'''
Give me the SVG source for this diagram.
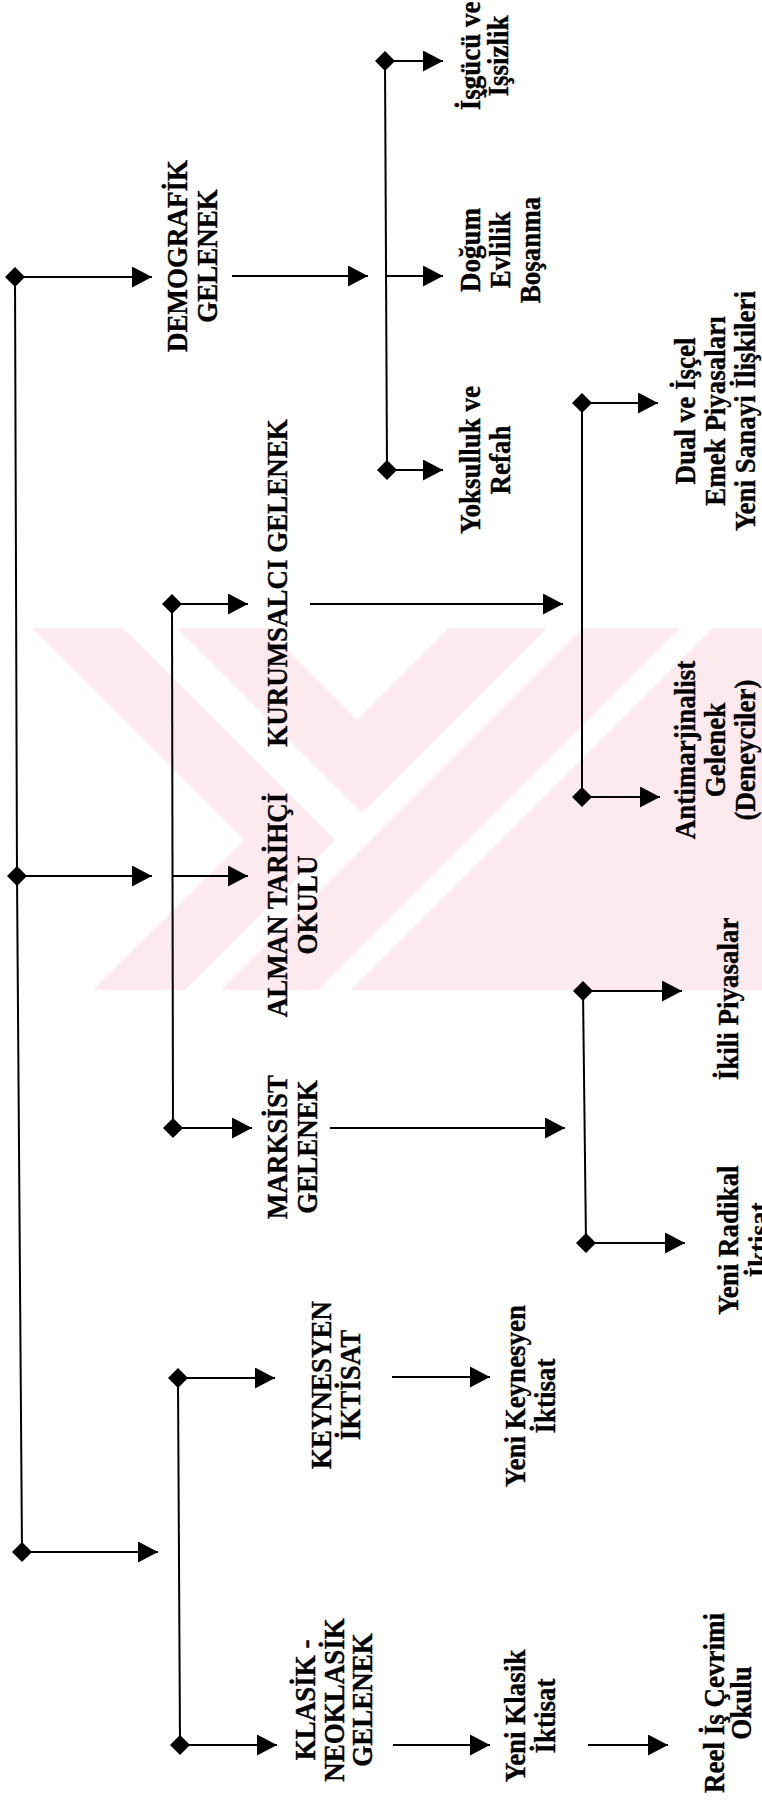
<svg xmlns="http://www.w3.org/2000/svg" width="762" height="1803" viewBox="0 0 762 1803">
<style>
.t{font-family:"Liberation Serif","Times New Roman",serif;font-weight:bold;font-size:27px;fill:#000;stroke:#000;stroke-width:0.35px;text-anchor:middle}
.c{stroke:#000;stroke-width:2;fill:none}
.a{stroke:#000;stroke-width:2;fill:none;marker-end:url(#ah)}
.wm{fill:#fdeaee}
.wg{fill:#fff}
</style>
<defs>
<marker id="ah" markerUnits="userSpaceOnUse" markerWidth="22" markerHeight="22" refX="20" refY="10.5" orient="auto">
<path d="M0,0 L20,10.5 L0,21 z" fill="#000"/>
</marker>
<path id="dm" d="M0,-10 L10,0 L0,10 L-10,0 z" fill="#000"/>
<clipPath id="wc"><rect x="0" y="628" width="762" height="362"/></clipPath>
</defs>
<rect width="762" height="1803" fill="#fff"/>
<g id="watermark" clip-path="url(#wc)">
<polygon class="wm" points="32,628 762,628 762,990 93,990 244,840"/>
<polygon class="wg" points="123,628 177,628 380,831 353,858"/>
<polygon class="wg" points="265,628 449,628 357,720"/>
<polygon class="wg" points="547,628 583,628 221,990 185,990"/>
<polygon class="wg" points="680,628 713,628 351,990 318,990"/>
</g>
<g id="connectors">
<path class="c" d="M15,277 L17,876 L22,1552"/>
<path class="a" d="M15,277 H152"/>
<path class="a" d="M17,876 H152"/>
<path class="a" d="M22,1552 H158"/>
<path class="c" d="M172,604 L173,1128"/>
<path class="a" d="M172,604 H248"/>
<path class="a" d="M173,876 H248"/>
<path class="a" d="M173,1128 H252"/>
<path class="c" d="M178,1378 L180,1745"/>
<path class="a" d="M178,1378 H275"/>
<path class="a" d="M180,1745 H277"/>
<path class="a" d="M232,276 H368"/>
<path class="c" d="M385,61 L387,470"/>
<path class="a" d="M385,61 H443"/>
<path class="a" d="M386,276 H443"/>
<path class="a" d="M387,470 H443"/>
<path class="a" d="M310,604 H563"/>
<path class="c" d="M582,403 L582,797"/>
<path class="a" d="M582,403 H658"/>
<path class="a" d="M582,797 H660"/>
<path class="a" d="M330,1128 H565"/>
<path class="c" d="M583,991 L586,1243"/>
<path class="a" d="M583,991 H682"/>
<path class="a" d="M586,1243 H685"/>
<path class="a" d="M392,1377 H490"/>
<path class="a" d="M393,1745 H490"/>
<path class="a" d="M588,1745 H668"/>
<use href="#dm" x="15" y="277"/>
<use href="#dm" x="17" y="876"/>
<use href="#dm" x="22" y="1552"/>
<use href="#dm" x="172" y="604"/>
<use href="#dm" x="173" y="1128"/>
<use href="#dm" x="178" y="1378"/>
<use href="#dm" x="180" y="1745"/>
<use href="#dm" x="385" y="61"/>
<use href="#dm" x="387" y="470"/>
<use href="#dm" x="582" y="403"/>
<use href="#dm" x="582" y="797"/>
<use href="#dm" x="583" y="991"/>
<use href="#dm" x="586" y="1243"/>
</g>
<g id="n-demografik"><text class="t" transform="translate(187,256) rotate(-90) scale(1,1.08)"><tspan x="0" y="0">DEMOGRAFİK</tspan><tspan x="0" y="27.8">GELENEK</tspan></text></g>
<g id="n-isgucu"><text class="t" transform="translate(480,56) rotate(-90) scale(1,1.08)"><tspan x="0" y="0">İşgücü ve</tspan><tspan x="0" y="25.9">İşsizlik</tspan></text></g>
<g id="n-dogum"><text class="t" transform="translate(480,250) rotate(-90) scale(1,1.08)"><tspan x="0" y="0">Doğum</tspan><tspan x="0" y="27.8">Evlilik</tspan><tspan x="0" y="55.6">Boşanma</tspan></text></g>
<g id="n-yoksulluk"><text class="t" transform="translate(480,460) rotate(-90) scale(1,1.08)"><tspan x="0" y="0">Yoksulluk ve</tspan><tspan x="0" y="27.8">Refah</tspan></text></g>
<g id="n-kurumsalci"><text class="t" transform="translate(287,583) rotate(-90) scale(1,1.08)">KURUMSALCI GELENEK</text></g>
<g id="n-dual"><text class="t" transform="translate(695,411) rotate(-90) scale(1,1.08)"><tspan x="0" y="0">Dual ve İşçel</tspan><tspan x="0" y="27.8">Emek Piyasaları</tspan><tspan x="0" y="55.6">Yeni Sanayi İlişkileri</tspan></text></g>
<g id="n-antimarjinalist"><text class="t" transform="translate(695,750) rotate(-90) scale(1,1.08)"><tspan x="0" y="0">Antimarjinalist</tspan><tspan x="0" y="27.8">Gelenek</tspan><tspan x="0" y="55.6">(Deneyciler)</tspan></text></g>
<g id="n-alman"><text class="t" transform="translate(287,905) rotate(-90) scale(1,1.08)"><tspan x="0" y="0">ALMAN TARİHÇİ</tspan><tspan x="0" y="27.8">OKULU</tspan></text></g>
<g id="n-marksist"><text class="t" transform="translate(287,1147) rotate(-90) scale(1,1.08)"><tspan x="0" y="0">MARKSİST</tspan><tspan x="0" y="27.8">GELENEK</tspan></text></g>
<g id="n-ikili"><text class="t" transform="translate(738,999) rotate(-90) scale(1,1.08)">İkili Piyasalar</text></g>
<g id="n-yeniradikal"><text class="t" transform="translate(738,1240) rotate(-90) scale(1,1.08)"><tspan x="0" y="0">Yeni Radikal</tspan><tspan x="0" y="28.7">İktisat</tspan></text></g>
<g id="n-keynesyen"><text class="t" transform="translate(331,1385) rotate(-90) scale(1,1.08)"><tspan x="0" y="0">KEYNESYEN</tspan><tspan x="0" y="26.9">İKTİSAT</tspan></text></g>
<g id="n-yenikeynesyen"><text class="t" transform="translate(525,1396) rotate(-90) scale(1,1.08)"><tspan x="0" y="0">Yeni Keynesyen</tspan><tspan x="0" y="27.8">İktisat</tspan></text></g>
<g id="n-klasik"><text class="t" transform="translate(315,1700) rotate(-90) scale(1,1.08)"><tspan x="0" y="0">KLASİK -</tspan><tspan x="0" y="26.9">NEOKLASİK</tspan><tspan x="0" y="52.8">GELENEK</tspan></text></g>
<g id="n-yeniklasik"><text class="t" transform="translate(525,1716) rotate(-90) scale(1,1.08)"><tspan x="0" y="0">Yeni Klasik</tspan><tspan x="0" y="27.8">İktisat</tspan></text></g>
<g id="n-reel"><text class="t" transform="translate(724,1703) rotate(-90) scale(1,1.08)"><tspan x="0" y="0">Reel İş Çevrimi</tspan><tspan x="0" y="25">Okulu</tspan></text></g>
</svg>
'''
Restate the data above exactly, stripping out each image.

Give me the SVG source for this diagram.
<svg xmlns="http://www.w3.org/2000/svg" width="762" height="1803" viewBox="0 0 762 1803">
<style>
.t{font-family:"Liberation Serif","Times New Roman",serif;font-weight:bold;font-size:27px;fill:#000;stroke:#000;stroke-width:0.35px;text-anchor:middle}
.c{stroke:#000;stroke-width:2;fill:none}
.a{stroke:#000;stroke-width:2;fill:none;marker-end:url(#ah)}
.wm{fill:#fdeaee}
.wg{fill:#fff}
</style>
<defs>
<marker id="ah" markerUnits="userSpaceOnUse" markerWidth="22" markerHeight="22" refX="20" refY="10.5" orient="auto">
<path d="M0,0 L20,10.5 L0,21 z" fill="#000"/>
</marker>
<path id="dm" d="M0,-10 L10,0 L0,10 L-10,0 z" fill="#000"/>
<clipPath id="wc"><rect x="0" y="628" width="762" height="362"/></clipPath>
</defs>
<rect width="762" height="1803" fill="#fff"/>
<g id="watermark" clip-path="url(#wc)">
<polygon class="wm" points="32,628 762,628 762,990 93,990 244,840"/>
<polygon class="wg" points="123,628 177,628 380,831 353,858"/>
<polygon class="wg" points="265,628 449,628 357,720"/>
<polygon class="wg" points="547,628 583,628 221,990 185,990"/>
<polygon class="wg" points="680,628 713,628 351,990 318,990"/>
</g>
<g id="connectors">
<path class="c" d="M15,277 L17,876 L22,1552"/>
<path class="a" d="M15,277 H152"/>
<path class="a" d="M17,876 H152"/>
<path class="a" d="M22,1552 H158"/>
<path class="c" d="M172,604 L173,1128"/>
<path class="a" d="M172,604 H248"/>
<path class="a" d="M173,876 H248"/>
<path class="a" d="M173,1128 H252"/>
<path class="c" d="M178,1378 L180,1745"/>
<path class="a" d="M178,1378 H275"/>
<path class="a" d="M180,1745 H277"/>
<path class="a" d="M232,276 H368"/>
<path class="c" d="M385,61 L387,470"/>
<path class="a" d="M385,61 H443"/>
<path class="a" d="M386,276 H443"/>
<path class="a" d="M387,470 H443"/>
<path class="a" d="M310,604 H563"/>
<path class="c" d="M582,403 L582,797"/>
<path class="a" d="M582,403 H658"/>
<path class="a" d="M582,797 H660"/>
<path class="a" d="M330,1128 H565"/>
<path class="c" d="M583,991 L586,1243"/>
<path class="a" d="M583,991 H682"/>
<path class="a" d="M586,1243 H685"/>
<path class="a" d="M392,1377 H490"/>
<path class="a" d="M393,1745 H490"/>
<path class="a" d="M588,1745 H668"/>
<use href="#dm" x="15" y="277"/>
<use href="#dm" x="17" y="876"/>
<use href="#dm" x="22" y="1552"/>
<use href="#dm" x="172" y="604"/>
<use href="#dm" x="173" y="1128"/>
<use href="#dm" x="178" y="1378"/>
<use href="#dm" x="180" y="1745"/>
<use href="#dm" x="385" y="61"/>
<use href="#dm" x="387" y="470"/>
<use href="#dm" x="582" y="403"/>
<use href="#dm" x="582" y="797"/>
<use href="#dm" x="583" y="991"/>
<use href="#dm" x="586" y="1243"/>
</g>
<g id="n-demografik"><text class="t" transform="translate(187,256) rotate(-90) scale(1,1.08)"><tspan x="0" y="0">DEMOGRAFİK</tspan><tspan x="0" y="27.8">GELENEK</tspan></text></g>
<g id="n-isgucu"><text class="t" transform="translate(480,56) rotate(-90) scale(1,1.08)"><tspan x="0" y="0">İşgücü ve</tspan><tspan x="0" y="25.9">İşsizlik</tspan></text></g>
<g id="n-dogum"><text class="t" transform="translate(480,250) rotate(-90) scale(1,1.08)"><tspan x="0" y="0">Doğum</tspan><tspan x="0" y="27.8">Evlilik</tspan><tspan x="0" y="55.6">Boşanma</tspan></text></g>
<g id="n-yoksulluk"><text class="t" transform="translate(480,460) rotate(-90) scale(1,1.08)"><tspan x="0" y="0">Yoksulluk ve</tspan><tspan x="0" y="27.8">Refah</tspan></text></g>
<g id="n-kurumsalci"><text class="t" transform="translate(287,583) rotate(-90) scale(1,1.08)">KURUMSALCI GELENEK</text></g>
<g id="n-dual"><text class="t" transform="translate(695,411) rotate(-90) scale(1,1.08)"><tspan x="0" y="0">Dual ve İşçel</tspan><tspan x="0" y="27.8">Emek Piyasaları</tspan><tspan x="0" y="55.6">Yeni Sanayi İlişkileri</tspan></text></g>
<g id="n-antimarjinalist"><text class="t" transform="translate(695,750) rotate(-90) scale(1,1.08)"><tspan x="0" y="0">Antimarjinalist</tspan><tspan x="0" y="27.8">Gelenek</tspan><tspan x="0" y="55.6">(Deneyciler)</tspan></text></g>
<g id="n-alman"><text class="t" transform="translate(287,905) rotate(-90) scale(1,1.08)"><tspan x="0" y="0">ALMAN TARİHÇİ</tspan><tspan x="0" y="27.8">OKULU</tspan></text></g>
<g id="n-marksist"><text class="t" transform="translate(287,1147) rotate(-90) scale(1,1.08)"><tspan x="0" y="0">MARKSİST</tspan><tspan x="0" y="27.8">GELENEK</tspan></text></g>
<g id="n-ikili"><text class="t" transform="translate(738,999) rotate(-90) scale(1,1.08)">İkili Piyasalar</text></g>
<g id="n-yeniradikal"><text class="t" transform="translate(738,1240) rotate(-90) scale(1,1.08)"><tspan x="0" y="0">Yeni Radikal</tspan><tspan x="0" y="28.7">İktisat</tspan></text></g>
<g id="n-keynesyen"><text class="t" transform="translate(331,1385) rotate(-90) scale(1,1.08)"><tspan x="0" y="0">KEYNESYEN</tspan><tspan x="0" y="26.9">İKTİSAT</tspan></text></g>
<g id="n-yenikeynesyen"><text class="t" transform="translate(525,1396) rotate(-90) scale(1,1.08)"><tspan x="0" y="0">Yeni Keynesyen</tspan><tspan x="0" y="27.8">İktisat</tspan></text></g>
<g id="n-klasik"><text class="t" transform="translate(315,1700) rotate(-90) scale(1,1.08)"><tspan x="0" y="0">KLASİK -</tspan><tspan x="0" y="26.9">NEOKLASİK</tspan><tspan x="0" y="52.8">GELENEK</tspan></text></g>
<g id="n-yeniklasik"><text class="t" transform="translate(525,1716) rotate(-90) scale(1,1.08)"><tspan x="0" y="0">Yeni Klasik</tspan><tspan x="0" y="27.8">İktisat</tspan></text></g>
<g id="n-reel"><text class="t" transform="translate(724,1703) rotate(-90) scale(1,1.08)"><tspan x="0" y="0">Reel İş Çevrimi</tspan><tspan x="0" y="25">Okulu</tspan></text></g>
</svg>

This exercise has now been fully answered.